Collected data:
-=-=-=-=-
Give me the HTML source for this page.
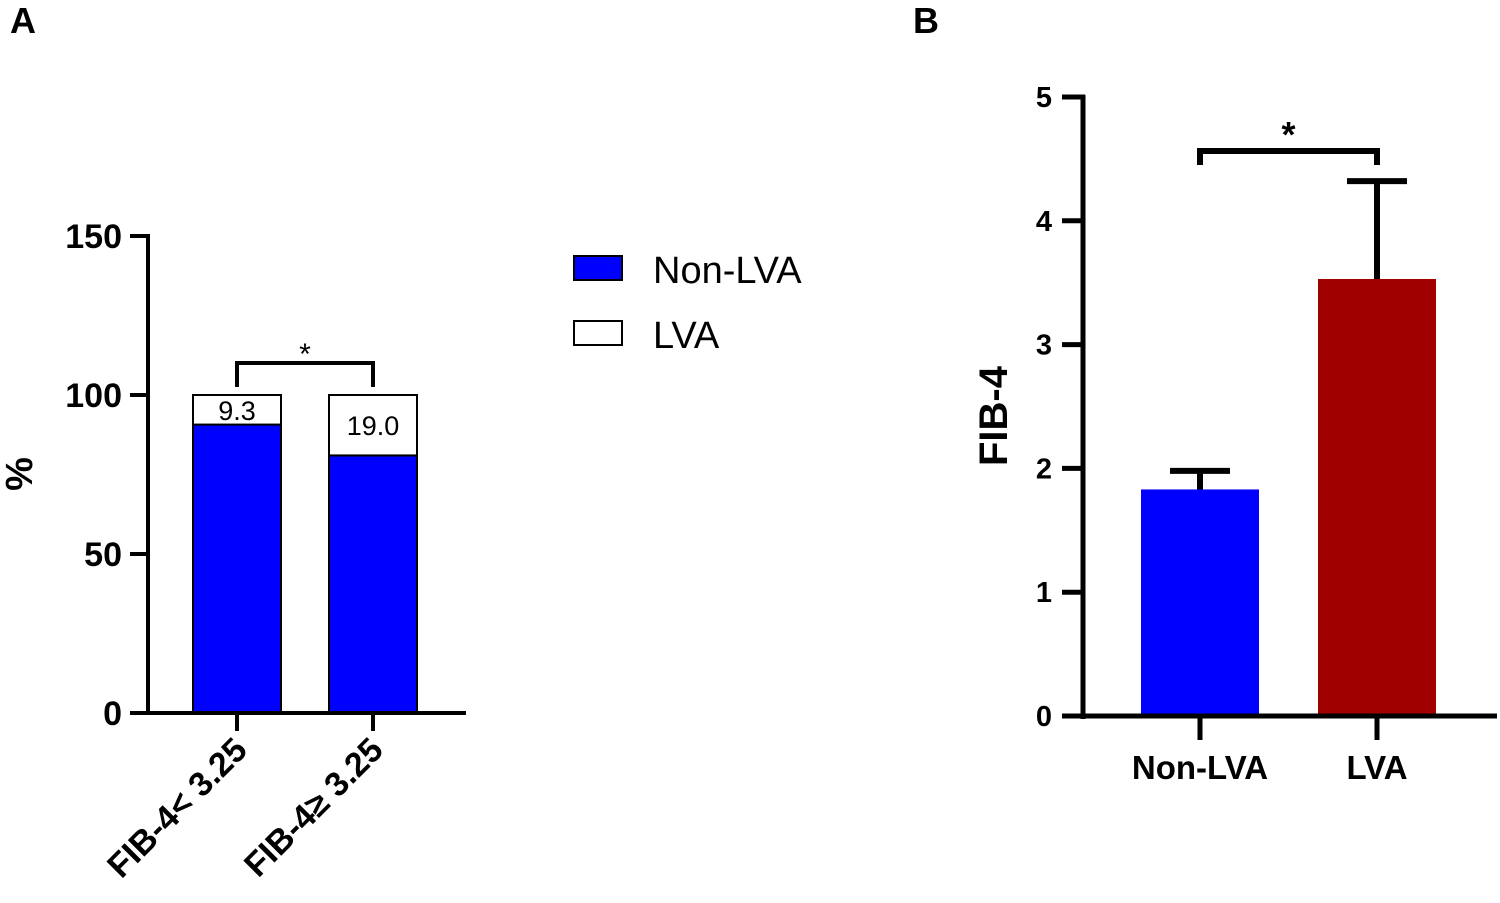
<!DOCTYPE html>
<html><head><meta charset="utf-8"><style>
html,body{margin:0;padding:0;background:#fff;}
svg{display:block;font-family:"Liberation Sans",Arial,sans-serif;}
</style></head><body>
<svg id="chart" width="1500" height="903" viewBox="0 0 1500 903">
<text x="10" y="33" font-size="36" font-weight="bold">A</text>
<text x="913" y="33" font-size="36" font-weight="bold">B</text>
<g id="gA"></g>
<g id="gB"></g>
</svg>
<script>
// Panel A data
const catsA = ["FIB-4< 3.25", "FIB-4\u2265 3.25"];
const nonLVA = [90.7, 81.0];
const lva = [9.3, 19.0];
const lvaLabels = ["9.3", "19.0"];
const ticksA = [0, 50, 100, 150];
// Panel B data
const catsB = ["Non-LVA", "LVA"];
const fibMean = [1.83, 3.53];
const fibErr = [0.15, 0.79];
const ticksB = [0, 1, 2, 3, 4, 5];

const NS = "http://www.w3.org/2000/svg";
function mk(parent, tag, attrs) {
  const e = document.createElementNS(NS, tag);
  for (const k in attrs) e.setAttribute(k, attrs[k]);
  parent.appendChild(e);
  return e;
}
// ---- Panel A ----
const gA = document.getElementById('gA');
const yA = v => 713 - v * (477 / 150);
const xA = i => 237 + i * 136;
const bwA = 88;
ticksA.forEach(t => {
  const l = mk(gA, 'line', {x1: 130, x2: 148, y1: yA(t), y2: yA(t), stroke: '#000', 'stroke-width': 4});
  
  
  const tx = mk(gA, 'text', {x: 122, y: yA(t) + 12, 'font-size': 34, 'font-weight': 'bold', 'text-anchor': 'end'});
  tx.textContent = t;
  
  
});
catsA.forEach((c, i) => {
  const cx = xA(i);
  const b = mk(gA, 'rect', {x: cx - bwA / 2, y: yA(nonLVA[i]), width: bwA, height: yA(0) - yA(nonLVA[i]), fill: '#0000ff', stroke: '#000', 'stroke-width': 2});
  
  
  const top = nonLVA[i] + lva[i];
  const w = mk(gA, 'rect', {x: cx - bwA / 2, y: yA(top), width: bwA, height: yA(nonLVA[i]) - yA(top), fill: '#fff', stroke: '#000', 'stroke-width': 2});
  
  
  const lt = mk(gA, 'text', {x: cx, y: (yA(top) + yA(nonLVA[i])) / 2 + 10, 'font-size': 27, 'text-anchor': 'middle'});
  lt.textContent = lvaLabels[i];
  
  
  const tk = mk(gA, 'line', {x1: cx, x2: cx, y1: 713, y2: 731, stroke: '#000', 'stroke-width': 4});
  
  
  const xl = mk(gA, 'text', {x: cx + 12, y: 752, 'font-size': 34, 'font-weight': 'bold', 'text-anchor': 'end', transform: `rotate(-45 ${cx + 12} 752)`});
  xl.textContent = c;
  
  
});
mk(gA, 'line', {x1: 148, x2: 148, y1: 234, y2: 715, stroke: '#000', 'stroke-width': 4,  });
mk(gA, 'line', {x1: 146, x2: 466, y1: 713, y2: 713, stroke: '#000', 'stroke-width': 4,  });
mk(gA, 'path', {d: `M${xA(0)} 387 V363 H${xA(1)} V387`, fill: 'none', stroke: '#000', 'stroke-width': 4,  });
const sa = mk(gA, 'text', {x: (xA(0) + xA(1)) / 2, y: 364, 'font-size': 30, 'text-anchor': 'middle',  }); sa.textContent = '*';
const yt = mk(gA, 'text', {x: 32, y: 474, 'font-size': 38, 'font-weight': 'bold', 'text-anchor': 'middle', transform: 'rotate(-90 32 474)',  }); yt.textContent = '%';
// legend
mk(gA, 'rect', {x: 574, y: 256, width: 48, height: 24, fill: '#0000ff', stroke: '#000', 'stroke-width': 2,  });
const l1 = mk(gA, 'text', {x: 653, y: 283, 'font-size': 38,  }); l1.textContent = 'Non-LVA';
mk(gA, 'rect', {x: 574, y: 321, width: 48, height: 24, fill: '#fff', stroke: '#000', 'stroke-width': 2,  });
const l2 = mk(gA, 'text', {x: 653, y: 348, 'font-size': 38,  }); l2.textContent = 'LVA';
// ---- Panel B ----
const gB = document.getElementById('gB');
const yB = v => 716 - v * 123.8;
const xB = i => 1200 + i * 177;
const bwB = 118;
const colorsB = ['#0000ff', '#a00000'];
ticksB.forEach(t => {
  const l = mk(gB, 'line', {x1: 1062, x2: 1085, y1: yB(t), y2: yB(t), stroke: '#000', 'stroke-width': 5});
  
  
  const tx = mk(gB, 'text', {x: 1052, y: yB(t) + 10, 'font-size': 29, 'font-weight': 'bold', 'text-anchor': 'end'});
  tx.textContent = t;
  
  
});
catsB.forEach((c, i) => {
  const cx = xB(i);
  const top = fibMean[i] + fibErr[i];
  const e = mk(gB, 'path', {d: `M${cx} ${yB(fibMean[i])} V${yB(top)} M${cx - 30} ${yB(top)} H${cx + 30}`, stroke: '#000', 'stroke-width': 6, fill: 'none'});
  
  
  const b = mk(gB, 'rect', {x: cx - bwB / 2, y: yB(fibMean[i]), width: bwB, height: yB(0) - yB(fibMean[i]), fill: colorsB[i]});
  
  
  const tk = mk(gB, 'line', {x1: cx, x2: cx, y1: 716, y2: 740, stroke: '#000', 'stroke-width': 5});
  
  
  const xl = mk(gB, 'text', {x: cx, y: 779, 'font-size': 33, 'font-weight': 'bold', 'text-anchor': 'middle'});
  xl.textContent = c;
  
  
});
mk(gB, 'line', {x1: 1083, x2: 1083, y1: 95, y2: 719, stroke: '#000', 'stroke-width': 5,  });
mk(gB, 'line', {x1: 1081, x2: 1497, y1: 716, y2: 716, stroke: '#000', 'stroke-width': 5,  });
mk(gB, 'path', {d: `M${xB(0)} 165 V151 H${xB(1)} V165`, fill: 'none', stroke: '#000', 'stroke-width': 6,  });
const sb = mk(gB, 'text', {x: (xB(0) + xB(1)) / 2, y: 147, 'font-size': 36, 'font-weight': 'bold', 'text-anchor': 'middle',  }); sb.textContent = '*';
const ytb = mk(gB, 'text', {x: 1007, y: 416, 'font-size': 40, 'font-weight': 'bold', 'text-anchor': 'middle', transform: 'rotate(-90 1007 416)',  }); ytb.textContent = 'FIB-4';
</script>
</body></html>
-=-=-=-=-
Direction: Reproduce the data word for word, excluding its pictures.

Output of the exercise:
Give me the HTML source for this page.
<!DOCTYPE html>
<html><head><meta charset="utf-8"><style>
html,body{margin:0;padding:0;background:#fff;}
svg{display:block;font-family:"Liberation Sans",Arial,sans-serif;}
</style></head><body>
<svg id="chart" width="1500" height="903" viewBox="0 0 1500 903">
<text x="10" y="33" font-size="36" font-weight="bold">A</text>
<text x="913" y="33" font-size="36" font-weight="bold">B</text>
<g id="gA"></g>
<g id="gB"></g>
</svg>
<script>
// Panel A data
const catsA = ["FIB-4< 3.25", "FIB-4\u2265 3.25"];
const nonLVA = [90.7, 81.0];
const lva = [9.3, 19.0];
const lvaLabels = ["9.3", "19.0"];
const ticksA = [0, 50, 100, 150];
// Panel B data
const catsB = ["Non-LVA", "LVA"];
const fibMean = [1.83, 3.53];
const fibErr = [0.15, 0.79];
const ticksB = [0, 1, 2, 3, 4, 5];

const NS = "http://www.w3.org/2000/svg";
function mk(parent, tag, attrs) {
  const e = document.createElementNS(NS, tag);
  for (const k in attrs) e.setAttribute(k, attrs[k]);
  parent.appendChild(e);
  return e;
}
// ---- Panel A ----
const gA = document.getElementById('gA');
const yA = v => 713 - v * (477 / 150);
const xA = i => 237 + i * 136;
const bwA = 88;
ticksA.forEach(t => {
  const l = mk(gA, 'line', {x1: 130, x2: 148, y1: yA(t), y2: yA(t), stroke: '#000', 'stroke-width': 4});
  
  
  const tx = mk(gA, 'text', {x: 122, y: yA(t) + 12, 'font-size': 34, 'font-weight': 'bold', 'text-anchor': 'end'});
  tx.textContent = t;
  
  
});
catsA.forEach((c, i) => {
  const cx = xA(i);
  const b = mk(gA, 'rect', {x: cx - bwA / 2, y: yA(nonLVA[i]), width: bwA, height: yA(0) - yA(nonLVA[i]), fill: '#0000ff', stroke: '#000', 'stroke-width': 2});
  
  
  const top = nonLVA[i] + lva[i];
  const w = mk(gA, 'rect', {x: cx - bwA / 2, y: yA(top), width: bwA, height: yA(nonLVA[i]) - yA(top), fill: '#fff', stroke: '#000', 'stroke-width': 2});
  
  
  const lt = mk(gA, 'text', {x: cx, y: (yA(top) + yA(nonLVA[i])) / 2 + 10, 'font-size': 27, 'text-anchor': 'middle'});
  lt.textContent = lvaLabels[i];
  
  
  const tk = mk(gA, 'line', {x1: cx, x2: cx, y1: 713, y2: 731, stroke: '#000', 'stroke-width': 4});
  
  
  const xl = mk(gA, 'text', {x: cx + 12, y: 752, 'font-size': 34, 'font-weight': 'bold', 'text-anchor': 'end', transform: `rotate(-45 ${cx + 12} 752)`});
  xl.textContent = c;
  
  
});
mk(gA, 'line', {x1: 148, x2: 148, y1: 234, y2: 715, stroke: '#000', 'stroke-width': 4,  });
mk(gA, 'line', {x1: 146, x2: 466, y1: 713, y2: 713, stroke: '#000', 'stroke-width': 4,  });
mk(gA, 'path', {d: `M${xA(0)} 387 V363 H${xA(1)} V387`, fill: 'none', stroke: '#000', 'stroke-width': 4,  });
const sa = mk(gA, 'text', {x: (xA(0) + xA(1)) / 2, y: 364, 'font-size': 30, 'text-anchor': 'middle',  }); sa.textContent = '*';
const yt = mk(gA, 'text', {x: 32, y: 474, 'font-size': 38, 'font-weight': 'bold', 'text-anchor': 'middle', transform: 'rotate(-90 32 474)',  }); yt.textContent = '%';
// legend
mk(gA, 'rect', {x: 574, y: 256, width: 48, height: 24, fill: '#0000ff', stroke: '#000', 'stroke-width': 2,  });
const l1 = mk(gA, 'text', {x: 653, y: 283, 'font-size': 38,  }); l1.textContent = 'Non-LVA';
mk(gA, 'rect', {x: 574, y: 321, width: 48, height: 24, fill: '#fff', stroke: '#000', 'stroke-width': 2,  });
const l2 = mk(gA, 'text', {x: 653, y: 348, 'font-size': 38,  }); l2.textContent = 'LVA';
// ---- Panel B ----
const gB = document.getElementById('gB');
const yB = v => 716 - v * 123.8;
const xB = i => 1200 + i * 177;
const bwB = 118;
const colorsB = ['#0000ff', '#a00000'];
ticksB.forEach(t => {
  const l = mk(gB, 'line', {x1: 1062, x2: 1085, y1: yB(t), y2: yB(t), stroke: '#000', 'stroke-width': 5});
  
  
  const tx = mk(gB, 'text', {x: 1052, y: yB(t) + 10, 'font-size': 29, 'font-weight': 'bold', 'text-anchor': 'end'});
  tx.textContent = t;
  
  
});
catsB.forEach((c, i) => {
  const cx = xB(i);
  const top = fibMean[i] + fibErr[i];
  const e = mk(gB, 'path', {d: `M${cx} ${yB(fibMean[i])} V${yB(top)} M${cx - 30} ${yB(top)} H${cx + 30}`, stroke: '#000', 'stroke-width': 6, fill: 'none'});
  
  
  const b = mk(gB, 'rect', {x: cx - bwB / 2, y: yB(fibMean[i]), width: bwB, height: yB(0) - yB(fibMean[i]), fill: colorsB[i]});
  
  
  const tk = mk(gB, 'line', {x1: cx, x2: cx, y1: 716, y2: 740, stroke: '#000', 'stroke-width': 5});
  
  
  const xl = mk(gB, 'text', {x: cx, y: 779, 'font-size': 33, 'font-weight': 'bold', 'text-anchor': 'middle'});
  xl.textContent = c;
  
  
});
mk(gB, 'line', {x1: 1083, x2: 1083, y1: 95, y2: 719, stroke: '#000', 'stroke-width': 5,  });
mk(gB, 'line', {x1: 1081, x2: 1497, y1: 716, y2: 716, stroke: '#000', 'stroke-width': 5,  });
mk(gB, 'path', {d: `M${xB(0)} 165 V151 H${xB(1)} V165`, fill: 'none', stroke: '#000', 'stroke-width': 6,  });
const sb = mk(gB, 'text', {x: (xB(0) + xB(1)) / 2, y: 147, 'font-size': 36, 'font-weight': 'bold', 'text-anchor': 'middle',  }); sb.textContent = '*';
const ytb = mk(gB, 'text', {x: 1007, y: 416, 'font-size': 40, 'font-weight': 'bold', 'text-anchor': 'middle', transform: 'rotate(-90 1007 416)',  }); ytb.textContent = 'FIB-4';
</script>
</body></html>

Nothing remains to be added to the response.